I've opinied on this one myself, but the learned Colonel Jeff Cooper had some pretty succinct thoughts on the subject matter. I'll post them here, and this link is to a website with his commentaries, for your reading enjoyment. He died a couple of weeks ago, and the world is poorer for his loss. He was a warrior, a gentleman, and a scholar. He is of an age that produced greatness, and unfortunately we will probably not see his like again. How sad. His thoughts on reading are as follows:
"Various observers view our general decline of literacy with alarm. To us it seems that the reasons for this sort of thing are quite obvious. The reason no one reads is television. In homes where television affords "instant babysitter" for children and instant conversation for adults, there is no need to learn the pleasure that may be experienced by the exploration of our culture. Television provides a substitute for original thought. This in turn obscures the delights of learning, and this takes much of the fun out of life. Learning is the one pleasure in which there can be no satiety. Anything else you like to do will become tiresome if practiced too much. (Perhaps you do not think so, but if you ever have the opportunity to try it you will find out.) In my youth, back in the period between the great wars, reading for pleasure was very widely experienced. That is what people did in the living room after dinner, and every member of the family could choose his own delights. Hemingway, before television, habitually packed a "book bag" with him in the field. During the noon pit stop, there was a choice of two or three volumes to enjoy. Onboard the ocean liners there was a 10 o'clock reading session on the boat deck. Do you know of anyone today who will sit down and pick up a volume which does not have any utilitarian or self-aggrandizement purpose? By reading you can improve your language skills, and your language skills enable you to take advantage of our wonderful English language.
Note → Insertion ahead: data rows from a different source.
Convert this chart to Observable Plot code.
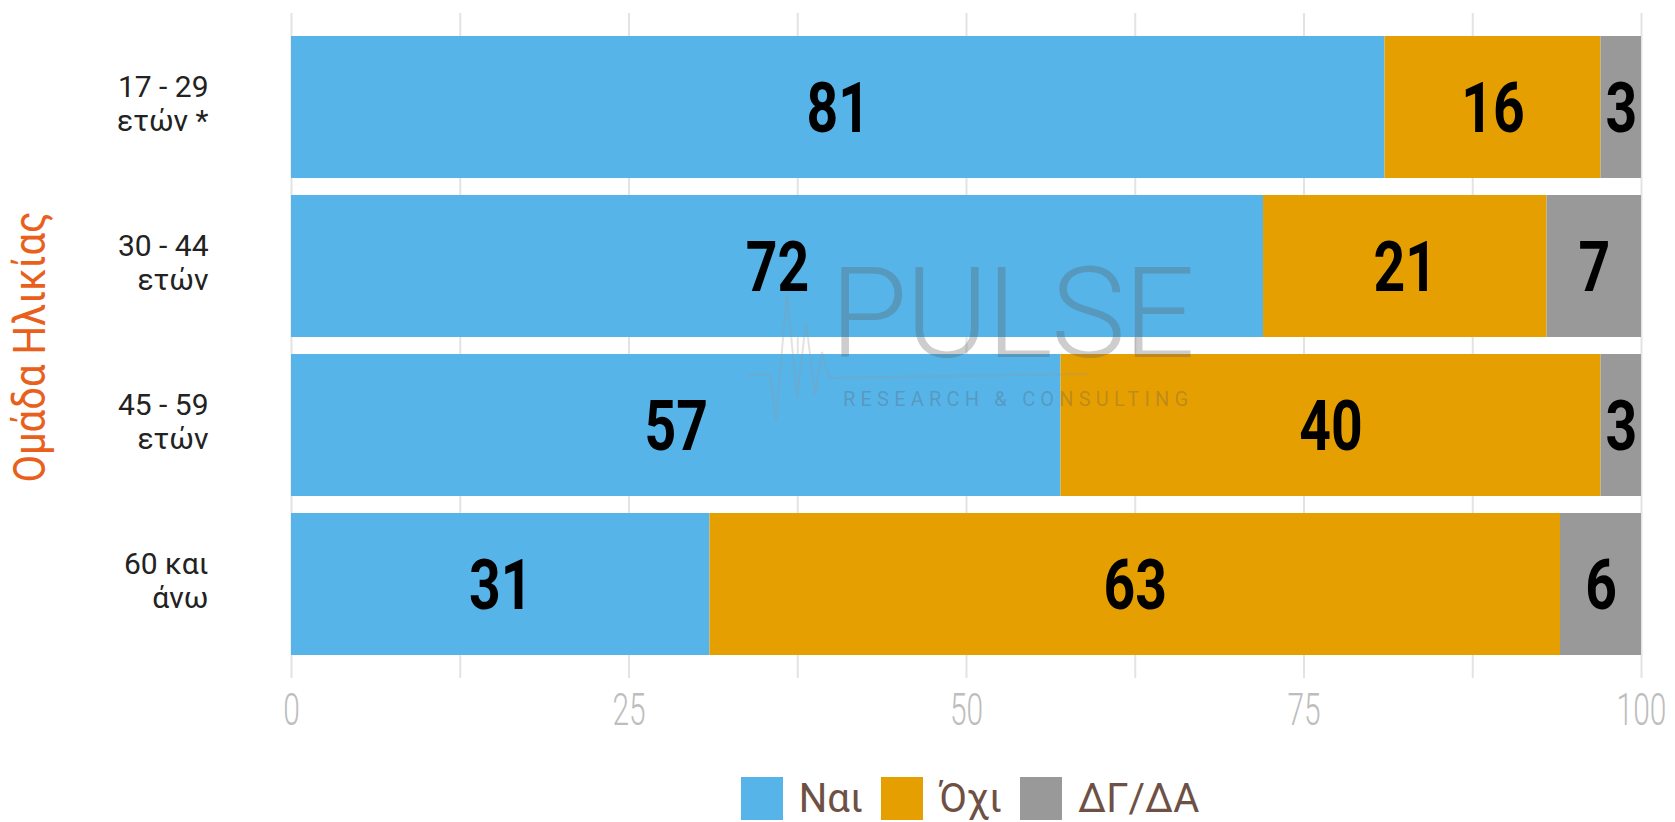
<!DOCTYPE html>
<html>
<head>
<meta charset="utf-8">
<script src="https://cdn.jsdelivr.net/npm/d3@7"></script>
<script src="https://cdn.jsdelivr.net/npm/@observablehq/plot@0.6"></script>
<style>
  html, body { margin: 0; padding: 0; background: #fff; }
  #wrap { position: relative; width: 1675px; height: 822px; overflow: hidden; }
  #legend { position: absolute; left: 295px; width: 1350px; top: 777px; height: 43px; display: flex; justify-content: center; align-items: center; font-family: Roboto, sans-serif; }
  .item { display: flex; align-items: center; margin: 0 9px; height: 43px; }
  .sw { width: 42px; height: 43px; margin-right: 16px; }
  .lab { font-size: 40px; line-height: 40px; color: #6e5045; display: inline-block; }
  #wm { position: absolute; left: 0; top: 0; width: 1675px; height: 822px; pointer-events: none; }
  #wmtext { position: absolute; left: 830px; top: 251px; color: rgba(90,90,90,0.3); font-family: "Roboto", sans-serif; }
  #wmtext .big { font-size: 126px; font-weight: 300; letter-spacing: -2px; line-height: 126px; }
  #wmtext .small { font-size: 20px; letter-spacing: 5.2px; margin-top: 10px; margin-left: 13px; }
</style>
</head>
<body>
<div id="wrap">
  <div id="chart"></div>
  <div id="wm">
    <svg width="1675" height="822" style="position:absolute;left:0;top:0">
      <path d="M748,375 L770,375 L776,420 L787,292 L797,398 L806,322 L815,395 L822,352 L829,378 L1087,374" fill="none" stroke="rgba(150,150,150,0.28)" stroke-width="2"/>
    </svg>
    <div id="wmtext"><div class="big">PULSE</div><div class="small">RESEARCH &amp; CONSULTING</div></div>
  </div>
  <div id="legend"></div>
</div>
<script>
const groups = ["17 - 29\nετών *", "30 - 44\nετών", "45 - 59\nετών", "60 και\nάνω"];
const responses = ["Ναι", "Όχι", "ΔΓ/ΔΑ"];
const colors = ["#56B4E9", "#E69F00", "#999999"];
const yes = [81, 72, 57, 31];
const no = [16, 21, 40, 63];
const dk = [3, 7, 3, 6];
const xTicks = [0, 25, 50, 75, 100];
const xGrid = [0, 12.5, 25, 37.5, 50, 62.5, 75, 87.5, 100];
const yTitle = "Ομάδα Ηλικίας";

const series = [yes, no, dk];
const data = [];
groups.forEach((g, i) => {
  responses.forEach((r, j) => data.push({group: g, response: r, value: series[j][i]}));
});

const chart = Plot.plot({
  width: 1675,
  height: 745,
  marginLeft: 291,
  marginRight: 34,
  marginTop: 13,
  marginBottom: 67,
  style: {fontFamily: "Roboto, sans-serif", background: "#fff"},
  x: {domain: [0, 100]},
  y: {domain: groups, paddingInner: 0.105, paddingOuter: 0.14},
  color: {domain: responses, range: colors},
  marks: [
    Plot.ruleX(xGrid, {stroke: "#e3e3e3", strokeWidth: 2}),
    Plot.barX(data, Plot.stackX({x: "value", y: "group", fill: "response", z: "response", order: responses})),
    Plot.text(data, Plot.stackX({x: "value", y: "group", z: "response", text: d => String(d.value), order: responses,
      fill: "#000", fontSize: 70, fontWeight: "bold", dy: 2, ariaDescription: "barlabels"})),
    Plot.axisX({ticks: xTicks, tickSize: 0, tickPadding: 15, fontSize: 44, fontWeight: 300, fill: "#bdbdbd", label: null}),
    Plot.axisY({tickSize: 0, tickPadding: 83, fontSize: 30, fill: "#222", lineHeight: 1.12, dy: -4, label: null}),
    Plot.text([yTitle], {frameAnchor: "left", textAnchor: "middle", dx: -261, dy: 1, rotate: -90, fontSize: 44, fill: "#E8601C", ariaDescription: "ytitle"})
  ]
});
document.getElementById("chart").appendChild(chart);

// condensed look: horizontal compression of glyphs around their anchor
function squeeze(sel, s) {
  d3.select(chart).selectAll(sel).each(function() {
    const t = this.getAttribute("transform") || "";
    this.setAttribute("transform", t + ` scale(${s},1)`);
  });
}
squeeze('g[aria-description="barlabels"] text', 0.79);
squeeze('g[aria-label="x-axis tick label"] text', 0.68);
squeeze('g[aria-description="ytitle"] text', 0.91);

const legend = document.getElementById("legend");
responses.forEach((r, j) => {
  const it = document.createElement("div");
  it.className = "item";
  const sw = document.createElement("div");
  sw.className = "sw";
  sw.style.background = colors[j];
  const lb = document.createElement("span");
  lb.className = "lab";
  lb.textContent = r;
  it.appendChild(sw); it.appendChild(lb);
  legend.appendChild(it);
});
</script>
</body>
</html>
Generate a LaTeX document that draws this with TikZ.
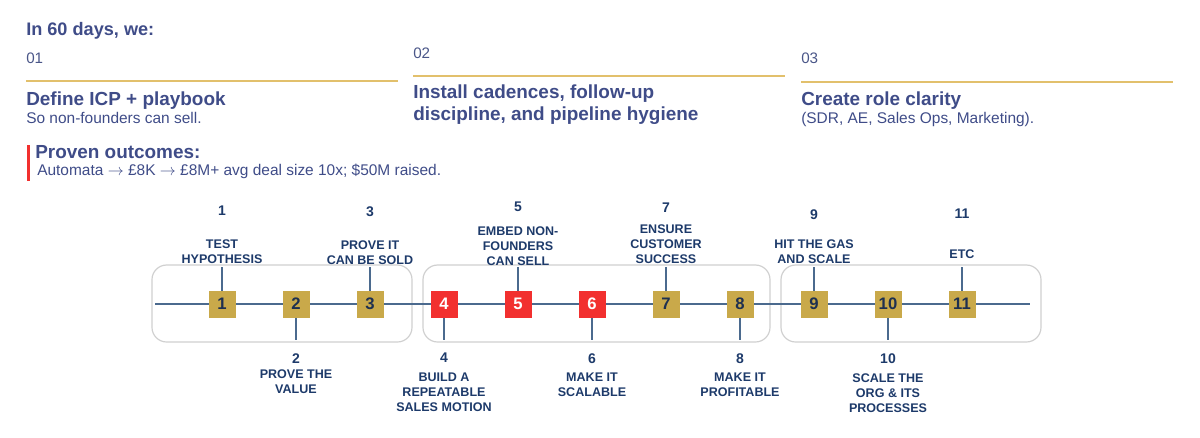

I am not instructed in comparative linguistics, but I am told by people who are that the English language is the most explicit of any in use. In English you can say exactly what you mean, which is certainly not true of other tongues we know about. When my work is translated from English into German, for example, it usually takes more space - sometimes as much as three times as much space - to make the same point. When I was teaching through Chinese interpreters, it was pretty obvious that getting a given point across was a major undertaking.
The point is that as our level of literacy decays, our culture decays, and with television in the saddle, this is not going to change. By all means try to turn your children into intellectuals. This is the greatest gift you can give them, but do not expect too much as long as that tube is playing."
I've made it a point in the last few years to read and collect things by the great gun writers of times gone by. Bill Jordan, Ed McGivern, Robert Rurak, Peter Capstick, etc. I've bemoaned the lack of command that so many people today have over both the spoken and written English language. The men I list above were just ordinary men. They weren't scholars, professors, or all that highly educated, comparatively. However, they all had such a wonderful command of the English language. Their vocabulary is far and above what most college graduates today possess, and they don't write anything but grammatically correct sentences. It's the Queen's English, at its finest.
That's why I'm partial to Edgar Rice Burroughs, H.P. Lovecraft, James Fenimore Cooper, and writers that can tell an amazing story with great language finesse. I put Stephen Hunter in the same category, though he's a modern writer.